Price-Fixing Allegations Made Against Insurers
Marsh & McLennan, American International Group, ACE, and Hartford Named in Suit.
Insurers American International Group AIG, Ace Limited ACE, and Hartford HIG were named in a lawsuit making ugly allegations against dominant insurance broker Marsh & McLennan MMC. Based on our initial review of the New York attorney general's complaint, we're sticking with our fair value estimates for AIG and Hartford, and placing ACE under review. Our preliminary expectation is that we will reduce our fair value estimate for ACE, and we will update our analysis once we have reviewed our assumptions.
Marsh is a powerful supplier to these insurers, as it directs a significant portion of commercial insurance business--especially to large insurers like AIG, ACE, and Hartford. The lawsuit alleges that Marsh co-opted executives from these insurers to participate in a form of illegal price-fixing, where the insurers would structure certain price quotes to ensure that they would or wouldn't win sales in accordance with Marsh's wishes. We expect that Marsh's alleged role at the center of the process--determining which insurers would keep which business at what prices and organizing noncompetitive quotes in return for contingent commission payments--would see that firm bear the bulk of any punishment deemed appropriate.
In our opinion, if the litigation is successful, the three insurance companies would all incur substantial fines and certain executives may be jailed. However, the impact on the businesses would likely be less dramatic. All three would face greater competition for new business, which would decrease their growth rates and profitability, although not substantially. AIG, ACE, and Hartford are all large enough that they would continue to attract business even if Marsh is shut down--which is unlikely--and certainly each of these three has sufficient high-quality products to be able to compete on merit.
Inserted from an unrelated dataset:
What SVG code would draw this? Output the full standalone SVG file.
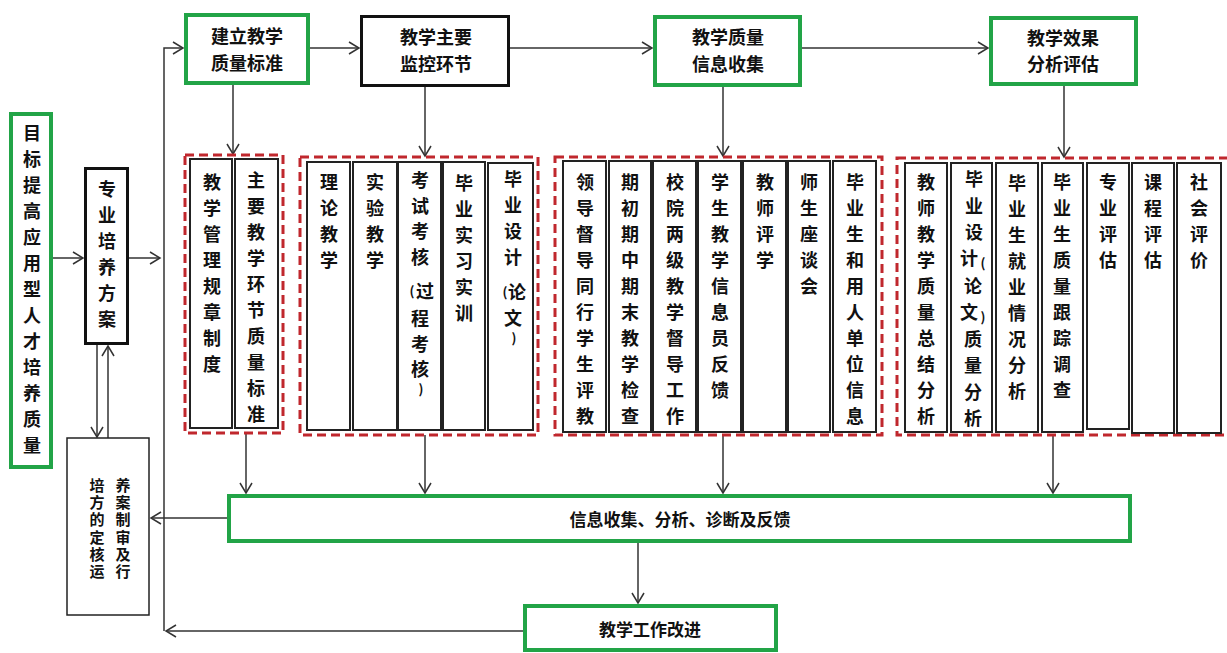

Both AIG and Hartford are diversified businesses, so our reduced growth and profitability forecasts have only a small impact on our fair values, mostly offset by profits accumulated since our last updates. We expect to reduce our fair value estimate for ACE, mostly because of a recently announced $500 million hurricane loss, but also because we think ACE is slightly more exposed to a loss of business from Marsh and more likely to suffer reduced premium growth.